**** Given records ****
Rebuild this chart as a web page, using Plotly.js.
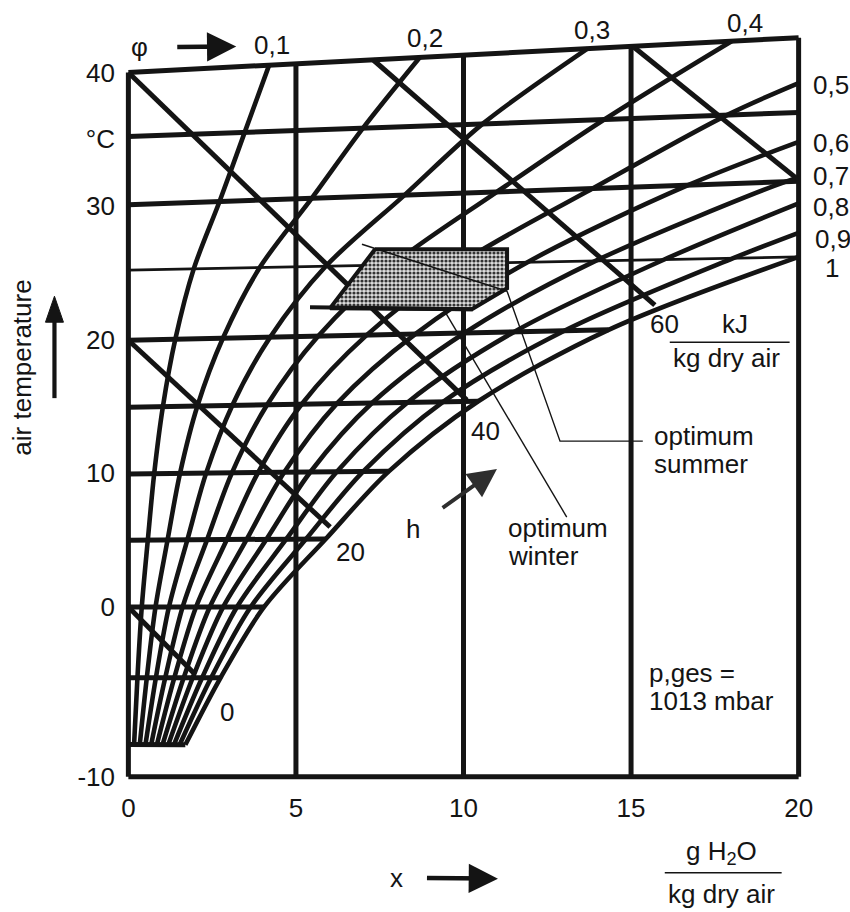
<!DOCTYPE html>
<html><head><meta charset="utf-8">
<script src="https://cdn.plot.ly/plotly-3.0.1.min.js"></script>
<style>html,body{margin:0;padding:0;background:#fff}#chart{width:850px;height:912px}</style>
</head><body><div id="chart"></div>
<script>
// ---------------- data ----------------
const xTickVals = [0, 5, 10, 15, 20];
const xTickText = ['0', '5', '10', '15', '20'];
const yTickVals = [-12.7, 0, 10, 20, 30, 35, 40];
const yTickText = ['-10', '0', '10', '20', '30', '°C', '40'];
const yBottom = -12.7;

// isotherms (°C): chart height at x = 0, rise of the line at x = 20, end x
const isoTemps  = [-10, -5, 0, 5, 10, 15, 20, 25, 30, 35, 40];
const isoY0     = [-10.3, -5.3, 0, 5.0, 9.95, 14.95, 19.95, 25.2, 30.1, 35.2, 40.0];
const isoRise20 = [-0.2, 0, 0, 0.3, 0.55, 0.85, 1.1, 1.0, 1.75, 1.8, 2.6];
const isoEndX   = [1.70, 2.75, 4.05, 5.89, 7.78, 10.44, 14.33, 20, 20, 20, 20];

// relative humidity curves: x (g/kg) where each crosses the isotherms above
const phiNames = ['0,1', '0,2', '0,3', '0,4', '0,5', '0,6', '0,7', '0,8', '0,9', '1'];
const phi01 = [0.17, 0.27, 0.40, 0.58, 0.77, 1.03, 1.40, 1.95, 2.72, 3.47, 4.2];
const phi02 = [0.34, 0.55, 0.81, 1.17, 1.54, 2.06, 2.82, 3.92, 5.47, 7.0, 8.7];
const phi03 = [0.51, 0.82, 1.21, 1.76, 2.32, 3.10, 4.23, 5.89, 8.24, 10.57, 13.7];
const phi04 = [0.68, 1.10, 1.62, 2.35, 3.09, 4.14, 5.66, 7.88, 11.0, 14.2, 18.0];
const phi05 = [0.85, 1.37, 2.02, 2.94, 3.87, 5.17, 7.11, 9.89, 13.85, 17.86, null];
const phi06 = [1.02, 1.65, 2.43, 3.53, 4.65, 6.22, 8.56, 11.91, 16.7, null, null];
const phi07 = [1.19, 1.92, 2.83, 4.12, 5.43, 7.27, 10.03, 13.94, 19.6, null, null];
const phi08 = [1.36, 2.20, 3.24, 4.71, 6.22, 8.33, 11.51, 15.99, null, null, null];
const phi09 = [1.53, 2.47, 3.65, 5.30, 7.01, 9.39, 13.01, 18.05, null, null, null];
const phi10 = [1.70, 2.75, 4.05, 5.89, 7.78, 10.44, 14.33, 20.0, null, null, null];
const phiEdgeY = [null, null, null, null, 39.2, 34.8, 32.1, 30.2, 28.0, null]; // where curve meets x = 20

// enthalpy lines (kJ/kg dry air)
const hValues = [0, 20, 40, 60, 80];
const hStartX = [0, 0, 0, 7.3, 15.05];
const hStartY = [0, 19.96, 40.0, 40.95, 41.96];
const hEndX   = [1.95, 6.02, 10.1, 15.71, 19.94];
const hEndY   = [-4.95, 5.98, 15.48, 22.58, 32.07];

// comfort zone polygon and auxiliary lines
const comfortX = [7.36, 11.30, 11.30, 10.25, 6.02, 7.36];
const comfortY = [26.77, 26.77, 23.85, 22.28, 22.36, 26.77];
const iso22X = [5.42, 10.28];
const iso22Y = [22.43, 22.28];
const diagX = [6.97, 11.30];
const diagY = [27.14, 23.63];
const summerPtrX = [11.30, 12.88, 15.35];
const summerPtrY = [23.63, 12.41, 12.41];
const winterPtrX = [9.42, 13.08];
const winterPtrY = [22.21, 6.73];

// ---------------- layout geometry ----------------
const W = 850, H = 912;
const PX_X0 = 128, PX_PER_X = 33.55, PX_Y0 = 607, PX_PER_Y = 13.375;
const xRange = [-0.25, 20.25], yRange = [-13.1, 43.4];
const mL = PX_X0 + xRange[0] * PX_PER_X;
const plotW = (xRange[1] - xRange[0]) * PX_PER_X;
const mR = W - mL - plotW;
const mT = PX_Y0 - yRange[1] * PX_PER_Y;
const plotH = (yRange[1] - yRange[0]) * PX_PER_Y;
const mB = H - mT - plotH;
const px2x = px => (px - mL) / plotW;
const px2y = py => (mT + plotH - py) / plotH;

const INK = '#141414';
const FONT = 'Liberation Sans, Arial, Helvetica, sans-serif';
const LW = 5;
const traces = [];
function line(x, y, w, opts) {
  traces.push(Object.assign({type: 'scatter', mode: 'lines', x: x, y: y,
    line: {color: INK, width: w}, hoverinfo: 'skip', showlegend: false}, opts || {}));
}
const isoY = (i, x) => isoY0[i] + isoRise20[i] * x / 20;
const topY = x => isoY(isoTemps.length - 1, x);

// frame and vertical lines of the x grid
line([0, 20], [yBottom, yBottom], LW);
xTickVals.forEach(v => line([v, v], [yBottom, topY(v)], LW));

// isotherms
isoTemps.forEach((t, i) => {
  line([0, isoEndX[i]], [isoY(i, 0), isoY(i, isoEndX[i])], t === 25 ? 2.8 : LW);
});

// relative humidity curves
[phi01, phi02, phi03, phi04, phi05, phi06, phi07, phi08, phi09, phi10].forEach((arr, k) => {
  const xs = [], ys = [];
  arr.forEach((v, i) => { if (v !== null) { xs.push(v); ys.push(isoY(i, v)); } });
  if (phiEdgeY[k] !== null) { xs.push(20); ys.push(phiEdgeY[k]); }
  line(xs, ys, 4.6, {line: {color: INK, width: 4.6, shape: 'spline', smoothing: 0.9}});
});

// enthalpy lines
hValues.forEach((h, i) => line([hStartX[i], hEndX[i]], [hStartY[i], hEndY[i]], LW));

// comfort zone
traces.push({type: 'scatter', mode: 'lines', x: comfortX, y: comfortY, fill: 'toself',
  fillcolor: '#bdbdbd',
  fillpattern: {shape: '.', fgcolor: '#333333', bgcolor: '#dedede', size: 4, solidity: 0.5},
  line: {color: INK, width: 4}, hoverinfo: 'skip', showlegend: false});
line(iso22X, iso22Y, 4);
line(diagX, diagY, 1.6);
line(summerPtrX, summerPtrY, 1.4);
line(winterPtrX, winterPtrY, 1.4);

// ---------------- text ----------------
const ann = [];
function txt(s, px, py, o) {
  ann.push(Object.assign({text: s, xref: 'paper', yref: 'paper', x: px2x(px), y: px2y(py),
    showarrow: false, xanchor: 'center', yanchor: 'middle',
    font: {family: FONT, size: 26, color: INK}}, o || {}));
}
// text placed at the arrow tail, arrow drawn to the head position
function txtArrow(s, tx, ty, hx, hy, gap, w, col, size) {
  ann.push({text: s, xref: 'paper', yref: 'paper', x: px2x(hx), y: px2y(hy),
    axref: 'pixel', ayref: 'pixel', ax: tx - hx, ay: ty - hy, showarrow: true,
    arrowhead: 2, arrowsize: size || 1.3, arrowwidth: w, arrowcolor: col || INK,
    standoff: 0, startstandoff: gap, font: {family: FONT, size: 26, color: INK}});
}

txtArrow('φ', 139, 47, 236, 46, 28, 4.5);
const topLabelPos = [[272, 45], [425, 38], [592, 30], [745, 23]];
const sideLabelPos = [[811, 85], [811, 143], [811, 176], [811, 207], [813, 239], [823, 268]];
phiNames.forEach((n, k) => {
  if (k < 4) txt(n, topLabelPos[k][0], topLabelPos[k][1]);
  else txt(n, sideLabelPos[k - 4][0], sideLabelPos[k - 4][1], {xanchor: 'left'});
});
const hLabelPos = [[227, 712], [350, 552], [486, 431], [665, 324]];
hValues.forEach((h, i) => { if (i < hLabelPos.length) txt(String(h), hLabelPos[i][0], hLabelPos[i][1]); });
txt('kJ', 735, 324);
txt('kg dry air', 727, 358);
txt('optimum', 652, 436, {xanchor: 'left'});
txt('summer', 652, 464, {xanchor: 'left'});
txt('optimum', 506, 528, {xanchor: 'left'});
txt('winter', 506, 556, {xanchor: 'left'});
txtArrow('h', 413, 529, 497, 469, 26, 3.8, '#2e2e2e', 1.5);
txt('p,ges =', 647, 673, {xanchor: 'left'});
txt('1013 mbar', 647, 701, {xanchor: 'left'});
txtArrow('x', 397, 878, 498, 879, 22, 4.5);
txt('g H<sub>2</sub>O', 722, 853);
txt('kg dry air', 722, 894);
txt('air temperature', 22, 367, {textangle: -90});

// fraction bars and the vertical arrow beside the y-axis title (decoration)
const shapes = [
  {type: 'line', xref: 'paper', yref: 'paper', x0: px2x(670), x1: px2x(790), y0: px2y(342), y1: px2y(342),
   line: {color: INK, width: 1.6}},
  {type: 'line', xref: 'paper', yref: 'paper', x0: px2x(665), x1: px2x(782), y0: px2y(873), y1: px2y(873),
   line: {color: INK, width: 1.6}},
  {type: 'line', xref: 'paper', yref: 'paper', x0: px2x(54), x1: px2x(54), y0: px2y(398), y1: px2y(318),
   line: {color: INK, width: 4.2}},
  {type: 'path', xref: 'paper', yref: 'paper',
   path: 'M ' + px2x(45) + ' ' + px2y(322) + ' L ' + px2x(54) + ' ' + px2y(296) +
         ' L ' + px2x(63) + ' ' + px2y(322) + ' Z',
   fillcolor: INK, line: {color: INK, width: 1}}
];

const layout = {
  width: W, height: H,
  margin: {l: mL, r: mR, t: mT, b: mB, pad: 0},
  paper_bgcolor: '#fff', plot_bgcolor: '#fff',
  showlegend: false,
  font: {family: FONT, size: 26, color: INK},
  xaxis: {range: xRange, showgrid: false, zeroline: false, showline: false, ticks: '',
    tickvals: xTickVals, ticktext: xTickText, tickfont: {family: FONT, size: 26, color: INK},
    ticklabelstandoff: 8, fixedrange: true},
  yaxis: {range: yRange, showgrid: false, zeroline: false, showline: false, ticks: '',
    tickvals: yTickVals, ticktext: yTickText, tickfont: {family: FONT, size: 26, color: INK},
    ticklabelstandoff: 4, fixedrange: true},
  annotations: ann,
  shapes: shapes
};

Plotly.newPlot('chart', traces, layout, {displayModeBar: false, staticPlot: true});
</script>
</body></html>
****
**** Given records ****
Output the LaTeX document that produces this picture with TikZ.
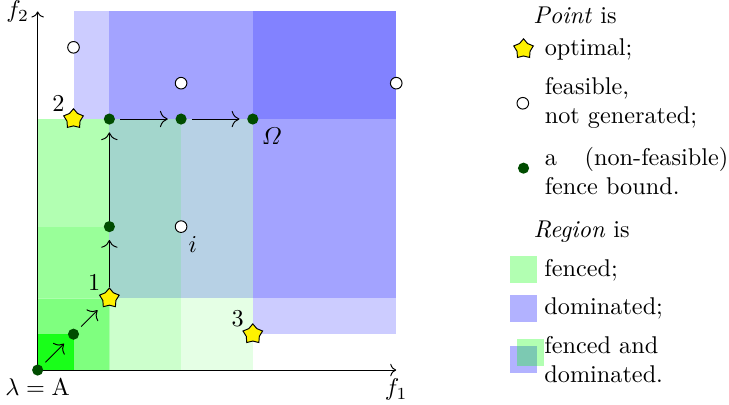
****
Work to be completed: Provide the number of lines in these entries that hold the word "this", without any accompanying text.

Response: 2